From Ambleside, take the Stagecoach 555 up the A591 and aim to be in Keswick early enough to head straight out to Castlerigg Stone Circle before the buses and coaches start bringing in more people. It’s one of those spots that really rewards an early start: softer light, quieter atmosphere, and far better photos. Give yourself about 45 minutes there; it’s free to visit, open all day, and only really needs a short, unhurried wander to take in the full setting with the fells around you.
After that, head back toward town and keep things relaxed around Derwentwater. If you want a proper lakeside stretch, the easiest no-fuss option is to walk the shore path from the Keswick side for an hour or so, turning back whenever you feel like it; if not, just linger near the waterfront and enjoy the views. It’s the kind of place where you don’t need a big plan, just a jacket, a drink, and time to look around.

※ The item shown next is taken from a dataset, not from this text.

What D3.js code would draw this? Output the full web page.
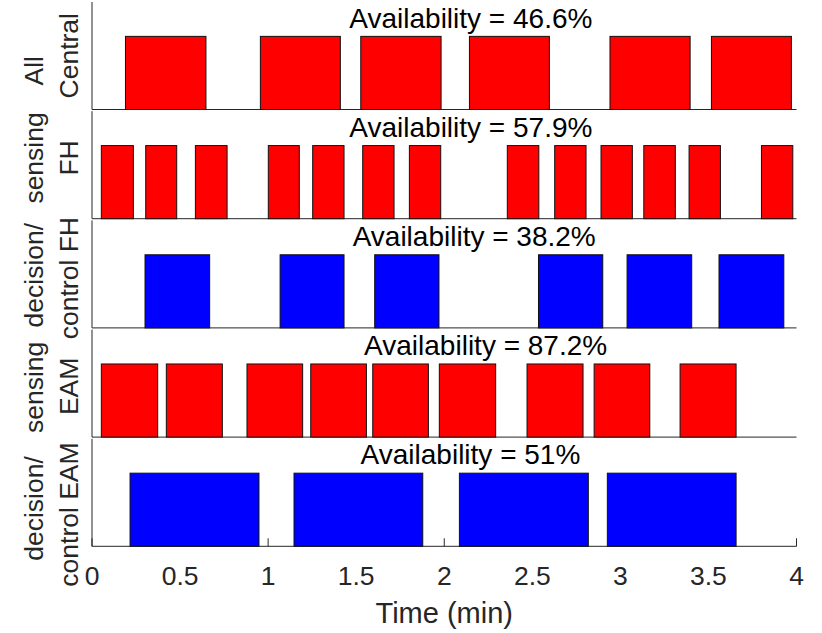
<!DOCTYPE html>
<html>
<head>
<meta charset="utf-8">
<script src="https://cdn.jsdelivr.net/npm/d3@7"></script>
<style>
  body { margin: 0; background: #fff; }
  svg { display: block; font-family: "Liberation Sans", Arial, Helvetica, sans-serif; }
</style>
</head>
<body>
<div id="chart"></div>
<script>
// on-intervals in minutes, [start, end]
const allCentral = [[0.19, 0.647], [0.956, 1.41], [1.526, 1.982], [2.143, 2.597], [2.941, 3.396], [3.517, 3.971]];
const sensingFH = [[0.053, 0.235], [0.305, 0.481], [0.587, 0.767], [1.001, 1.177], [1.253, 1.431], [1.537, 1.715],
  [1.802, 1.98], [2.358, 2.537], [2.627, 2.805], [2.89, 3.068], [3.133, 3.312], [3.39, 3.568], [3.801, 3.979]];
const decisionFH = [[0.301, 0.668], [1.068, 1.431], [1.605, 1.97], [2.535, 2.9], [3.038, 3.405], [3.56, 3.928]];
const sensingEAM = [[0.053, 0.373], [0.422, 0.74], [0.88, 1.196], [1.242, 1.558], [1.594, 1.91], [1.972, 2.292],
  [2.47, 2.788], [2.851, 3.167], [3.339, 3.657]];
const decisionEAM = [[0.216, 0.948], [1.147, 1.878], [2.086, 2.818], [2.926, 3.657]];

const series = [allCentral, sensingFH, decisionFH, sensingEAM, decisionEAM];
const seriesColors = ["#ff0000", "#ff0000", "#0000ff", "#ff0000", "#0000ff"];
const availability = ["46.6%", "57.9%", "38.2%", "87.2%", "51%"];
const availabilityAt = [1.461, 1.461, 1.48, 1.545, 1.525]; // left edge of label, minutes
const yLabels = [["All", "Central"], ["sensing", "FH"], ["decision/", "control FH"], ["sensing", "EAM"], ["decision/", "control EAM"]];
const xTicks = [0, 0.5, 1, 1.5, 2, 2.5, 3, 3.5, 4];
const xTickLabels = ["0", "0.5", "1", "1.5", "2", "2.5", "3", "3.5", "4"];

const width = 822, height = 633;
const left = 92, right = 796.5;
const panelTop0 = 2, panelStep = 109.2, panelH = 107.5;
// small vertical nudges of the two ylabel lines, per panel (px)
const labelShift = [[15, 0], [-7, -7], [1, 4], [4, 3], [16, 22]];
const axisColor = "#262626";

const svg = d3.select("#chart").append("svg")
  .attr("width", width)
  .attr("height", height);

const x = d3.scaleLinear().domain([0, 4]).range([left, right]);

series.forEach((bars, i) => {
  const top = panelTop0 + i * panelStep;
  const y = d3.scaleLinear().domain([0, 1.47]).range([top + panelH, top]);
  const g = svg.append("g");
  const last = i === series.length - 1;

  // axes first so bars hide ticks
  g.append("line")
    .attr("x1", left).attr("x2", right)
    .attr("y1", y(0)).attr("y2", y(0))
    .attr("stroke", axisColor).attr("stroke-width", 1);
  g.append("line")
    .attr("x1", left).attr("x2", left)
    .attr("y1", y(1.47)).attr("y2", y(0))
    .attr("stroke", axisColor).attr("stroke-width", 1);

  if (last) {
    g.selectAll(".tick")
      .data(xTicks)
      .enter().append("line")
      .attr("class", "tick")
      .attr("x1", d => x(d)).attr("x2", d => x(d))
      .attr("y1", y(0)).attr("y2", y(0) - 8)
      .attr("stroke", axisColor).attr("stroke-width", 1);
  }

  g.selectAll(".bar")
    .data(bars)
    .enter().append("rect")
    .attr("class", "bar")
    .attr("x", d => x(d[0]))
    .attr("y", y(1))
    .attr("width", d => x(d[1]) - x(d[0]))
    .attr("height", y(0) - y(1))
    .attr("fill", seriesColors[i])
    .attr("stroke", "#111")
    .attr("stroke-width", 1);

  g.append("text")
    .attr("x", x(availabilityAt[i]))
    .attr("y", y(1.12))
    .attr("font-size", 28)
    .attr("fill", "#000")
    .text(`Availability = ${availability[i]}`);

  const mid = top + panelH / 2;
  const lines = yLabels[i];
  [42.5, 77.5].forEach((bx, k) => {
    const cy = mid + labelShift[i][k];
    g.append("text")
      .attr("transform", `translate(${bx},${cy}) rotate(-90)`)
      .attr("text-anchor", "middle")
      .attr("font-size", 26.5)
      .attr("fill", axisColor)
      .text(lines[k]);
  });
});

svg.selectAll(".xlabel")
  .data(xTicks)
  .enter().append("text")
  .attr("class", "xlabel")
  .attr("x", d => x(d))
  .attr("y", 585)
  .attr("text-anchor", "middle")
  .attr("font-size", 26.5)
  .attr("fill", axisColor)
  .text((d, i) => xTickLabels[i]);

svg.append("text")
  .attr("x", (left + right) / 2)
  .attr("y", 622.5)
  .attr("text-anchor", "middle")
  .attr("font-size", 29)
  .attr("fill", axisColor)
  .text("Time (min)");
</script>
</body>
</html>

From the lakefront, Theatre by the Lake is a short, easy walk and makes a good weather-proof pause, especially if the clouds roll in; check the day’s schedule if you want a show, but even without one it’s a scenic stop right on the water.

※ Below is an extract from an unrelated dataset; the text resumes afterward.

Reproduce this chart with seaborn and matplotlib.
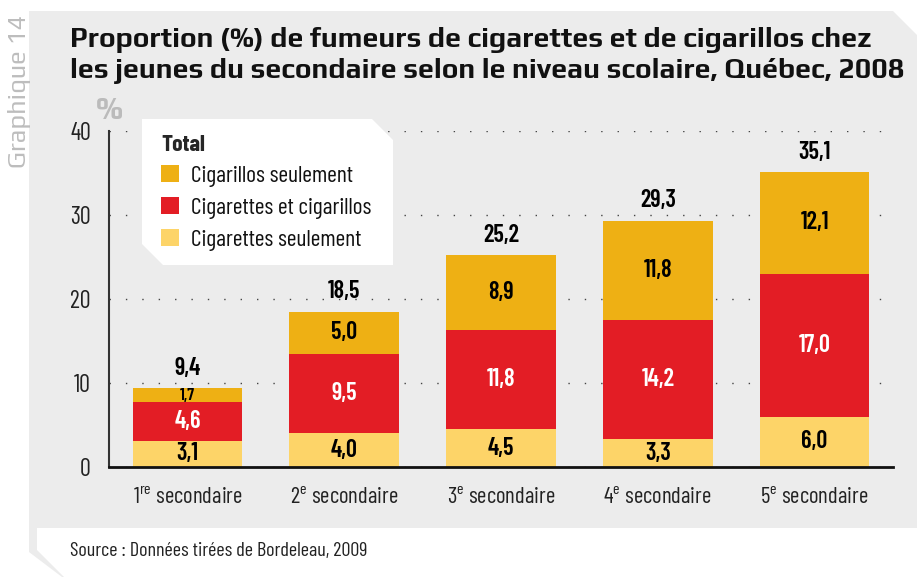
import matplotlib
matplotlib.use('Agg')
import matplotlib.pyplot as plt
import seaborn as sns
from matplotlib import font_manager
from matplotlib.patches import Polygon

# données (Bordeleau, 2009)
niveaux = ['1re', '2e', '3e', '4e', '5e']
etiquettes = [r'1$^{\mathregular{re}}$ secondaire', r'2$^{\mathregular{e}}$ secondaire',
              r'3$^{\mathregular{e}}$ secondaire', r'4$^{\mathregular{e}}$ secondaire',
              r'5$^{\mathregular{e}}$ secondaire']
cigarettes_seul = [3.1, 4.0, 4.5, 3.3, 6.0]
cigarettes_cigarillos = [4.6, 9.5, 11.8, 14.2, 17.0]
cigarillos_seul = [1.7, 5.0, 8.9, 11.8, 12.1]
totaux = [9.4, 18.5, 25.2, 29.3, 35.1]
series = ['Cigarillos seulement', 'Cigarettes et cigarillos', 'Cigarettes seulement']

jaune = '#FDD468'
rouge = '#E31D25'
orange = '#EEB014'
gris = '#ECECEC'

W, H = 920, 577


def fx(x):
    return x / W


def fy(y):
    return 1 - y / H


def premiere_dispo(liste):
    for nom in liste:
        if nom in noms:
            return nom
    return 'DejaVu Sans'


sns.set_style('white')
noms = {f.name for f in font_manager.fontManager.ttflist}
etroit = premiere_dispo(['Barlow Condensed', 'Asap Condensed', 'Liberation Sans Narrow'])
titre_font = premiere_dispo(['Play', 'Ubuntu', 'Lato'])
plt.rcParams['font.family'] = [etroit, 'DejaVu Sans']
plt.rcParams['mathtext.fontset'] = 'custom'
plt.rcParams['mathtext.rm'] = etroit

fig = plt.figure(figsize=(W / 100, H / 100), dpi=100, facecolor='white')

# fond gris et encadré de la source
fig.patches.append(Polygon([(fx(29), fy(11)), (fx(893), fy(11)), (fx(917), fy(35)), (fx(917), fy(577)),
                            (fx(62), fy(577)), (fx(29), fy(552))],
                           closed=True, transform=fig.transFigure, facecolor=gris, edgecolor='none', zorder=0))
fig.patches.append(Polygon([(fx(37), fy(528)), (fx(917), fy(528)), (fx(917), fy(577)),
                            (fx(64), fy(577)), (fx(37), fy(550))],
                           closed=True, transform=fig.transFigure, facecolor='white', edgecolor='none', zorder=0))

ax = fig.add_axes([fx(109), 1 - 467 / H, (893 - 109) / W, (467 - 131) / H])
ax.set_zorder(2)
ax.patch.set_alpha(0)

# barres empilées : on superpose les cumuls, du plus haut au plus bas
bas = cigarettes_seul
milieu = [a + b for a, b in zip(cigarettes_seul, cigarettes_cigarillos)]
haut = [a + b for a, b in zip(milieu, cigarillos_seul)]
for valeurs, couleur, nom in zip([haut, milieu, bas], [orange, rouge, jaune], series):
    sns.barplot(x=niveaux, y=valeurs, color=couleur, saturation=1, width=0.7,
                errorbar=None, label=nom, linewidth=0, ax=ax, zorder=2)
poignees, noms_leg = ax.get_legend_handles_labels()
if ax.get_legend() is not None:
    ax.get_legend().remove()

ax.set_ylim(0, 40)
ax.set_xlim(-0.5, 4.5)
ax.set_yticks([0, 10, 20, 30, 40])
ax.set_xticks(range(len(niveaux)), etiquettes)
ax.tick_params(axis='y', length=0, pad=13, labelsize=17.5, labelcolor='#222222')
ax.tick_params(axis='x', length=0, pad=15, labelsize=16.5, labelcolor='#222222')
ax.set_xlabel('')
ax.set_ylabel('')
ax.yaxis.grid(True, linestyle=(0, (1, 10.8)), linewidth=1, color='#444444')
ax.set_axisbelow(True)
sns.despine(ax=ax)
ax.spines['left'].set_color('#333333')
ax.spines['left'].set_linewidth(1.5)
ax.spines['bottom'].set_color('#111111')
ax.spines['bottom'].set_linewidth(2)
ax.spines['bottom'].set_zorder(3)


def fr(v):
    return f'{v:.1f}'.replace('.', ',')


for i in range(len(niveaux)):
    segments = [(0, cigarettes_seul[i], 'black'),
                (bas[i], cigarettes_cigarillos[i], 'white'),
                (milieu[i], cigarillos_seul[i], 'black')]
    for debut, h, coul in segments:
        taille = 12.5 if h < 2.5 else 17.5
        ax.text(i, debut + h / 2, fr(h), ha='center', va='center', color=coul,
                fontsize=taille, fontweight='semibold', zorder=4)
    ax.annotate(fr(totaux[i]), (i, haut[i]), xytext=(0, 14.4), textcoords='offset points',
                ha='center', va='center', fontsize=17.5, fontweight='semibold', color='black')

# légende dans un encadré blanc à coins coupés
fig.patches.append(Polygon([(fx(142), fy(119)), (fx(372), fy(119)), (fx(393), fy(140)), (fx(393), fy(265)),
                            (fx(163), fy(265)), (fx(142), fy(244))],
                           closed=True, transform=fig.transFigure, facecolor='white', edgecolor='none', zorder=3))
leg = fig.legend(poignees, noms_leg, loc='upper left', bbox_to_anchor=(fx(161), fy(135)), frameon=False,
                 title='Total', alignment='left', fontsize=17, handlelength=0.76, handleheight=0.76,
                 handletextpad=0.5, labelspacing=0.42, borderpad=0, borderaxespad=0,
                 labelcolor='#111111',
                 title_fontproperties={'weight': 'bold', 'size': 17, 'family': [etroit, 'DejaVu Sans']})
leg.set_zorder(5)

# titres et textes
t1 = fig.text(fx(70), fy(47), 'Proportion (%) de fumeurs de cigarettes et de cigarillos chez',
              fontsize=18, fontweight='bold', family=[titre_font, 'DejaVu Sans'], color='#111111', va='baseline')
t2 = fig.text(fx(70), fy(78), 'les jeunes du secondaire selon le niveau scolaire, Québec, 2008',
              fontsize=18, fontweight='bold', family=[titre_font, 'DejaVu Sans'], color='#111111', va='baseline')
g14 = fig.text(fx(20), fy(91), 'Graphique 14', rotation=90, ha='center', va='center', fontsize=16,
               family=[titre_font, 'DejaVu Sans'], color='#BDBDBD')
fig.text(fx(109), fy(111), '%', ha='center', va='center', fontsize=23, fontweight='bold',
         family=[titre_font, 'DejaVu Sans'], color='#BBBBBB')
fig.text(fx(70), fy(551), 'Source : Données tirées de Bordeleau, 2009', va='center', fontsize=14.5,
         color='#222222')

# ajuste la taille du titre et du libellé vertical à la largeur de la référence
rendu = fig.canvas.get_renderer()
largeur = t1.get_window_extent(renderer=rendu).width
for t in (t1, t2):
    t.set_fontsize(t.get_fontsize() * 805 / largeur)
longueur = g14.get_window_extent(renderer=rendu).height
g14.set_fontsize(g14.get_fontsize() * 153 / longueur)

fig.savefig('out.png', dpi=100, facecolor='white')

For lunch, Merienda is a sensible Keswick pick: good coffee, simple food, and a budget that usually lands around £8–£15 per person depending on how hungry you are. It’s an easy place to reset before the afternoon, and because it sits close to the centre you can get there without any awkward detours. After lunch, pop into Keswick Museum for about an hour — it’s compact, local, and a nice way to add a bit of context to the town without losing the whole day indoors. Expect a modest entry fee or donation-style admission depending on exhibitions, and it’s one of the easiest rainy-day fills in town.
Keep your last stretch simple and finish at Fellpack, which is a good final-night dinner spot if you want something casual but properly satisfying. Budget roughly £15–£25 per person, a bit more if you go for drinks or extras, and it’s worth booking if you’re here in peak summer because Keswick can get busy by evening. If you still have energy after dinner, take one last short wander back toward the lake or through the centre before packing up; everything in town is close enough that you can do the whole evening on foot without needing to think too hard about transport.